After these meetings, I spoke with a friend at the White House. He asked, "And this matters to the United States because?" And therein lies the problem. Why should we go out of our way for a nation the size of Rhode Island? Cyprus certainly doesn't pose a threat to U.S. interests abroad. There is no nuclear proliferation. It is not a safe haven for al Qaeda. American citizens are not at risk there. So why bother?
It's a difficult obstacle for Miltos Miltiadou, the press counselor at the embassy. "My job is to explain to the United States why Cyprus is important to them, for political reasons, strategic reasons, economic reasons," he says. It's something he's been doing since 1989. It comes in the form of arranging informative dinners, lunch discussions, breakfast briefings, and the like. But doing this every week can be taxing. Miltos, a cherubic and likeable Mediterranean in his forties, is in fact taking a much needed vacation back home after this most recent round of visits. But with all this work accomplished, he is optimistic. "We have a lot of help here, from friends in Congress and in the Greek and Cypriot community. So it is working. We are making everyone aware of what is going on."
And what is going on is quite clear. The two things that Cyprus wants are (1) the Turks to pull out of the north and (2) to join the European Union. Cypriots believe that these goals can actually be achieved conjointly. Cyprus has been independent since 1960. Before that it was a British crown colony. It's been no secret that Turkey had badly wanted to add Cyprus to its holdings since the days of Ottoman rule. In 1974 that opportunity came. When a coup by the military junta against the president was attempted, Turkey sent in a massive force ostensibly to protect the Turkish Cypriot minority from possible attacks. Which never happened. The junta eventually collapsed and President Makarios returned.
But the Turks never left and the island is still occupied. Even the capital of Nicosia is divided--the only world capital of its kind. Worse, 142,000 Greek Cypriots in the north were forcibly expelled. In their place, tens of thousands of immigrants direct from Turkey (mostly from Anatolia) began to inhabit the recently emptied homes--many were extremely impoverished and backward (some didn't even know what to do with refrigerators and put their shoes in them).
In 1983, the "Turkish Republic of Cyprus" was declared. But no one except Turkey recognizes it. On the contrary, U.N. resolutions and condemnations by the European Union have been heaped on Turkey for its refusal to leave. The United States has also expressed the desire to see this occupation come to an end. And Turkish Cypriots themselves have now voiced their unhappiness with the Ankara government and want a return to their original identity. But Turkey has been immovable on this issue. One reason is its value as a NATO member. Turkey borders Iraq to the southeast. Any disruption in U.S.-Turkish relations may have repercussions if we were to try and topple Saddam Hussein. But Turkey is in a bind because it, too, wants to join the European Union.

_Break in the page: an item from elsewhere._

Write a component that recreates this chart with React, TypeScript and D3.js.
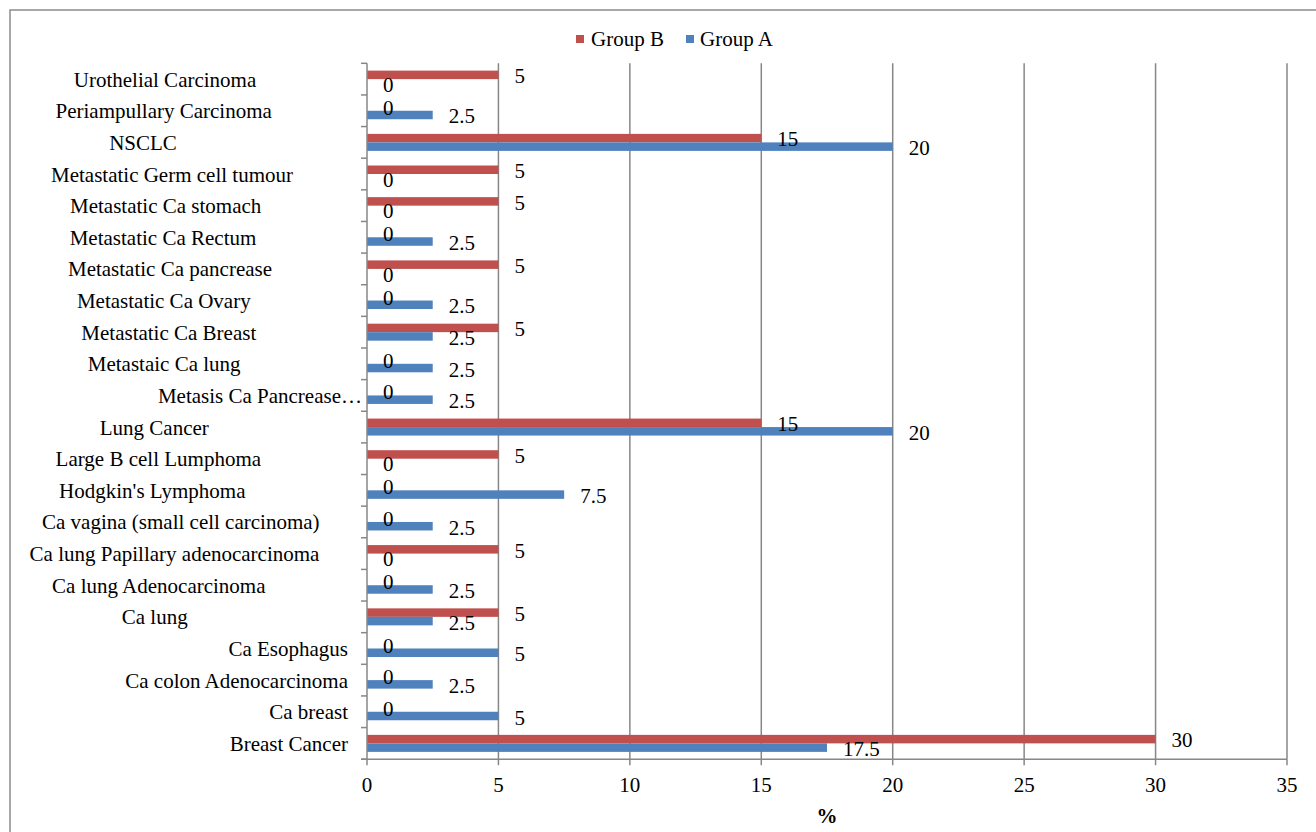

Cyprus is on track to become a member of the EU by 2003 or 2004. Brussels says it hopes the Turkish situation can be resolved beforehand. But if it isn't, Cyprus will join anyway, waiting for that missing 37 percent to one day be incorporated. The Turks, on the other hand, will not get off that easily: There is no way they can enter the EU while still having a military occupying force on the soil of another member.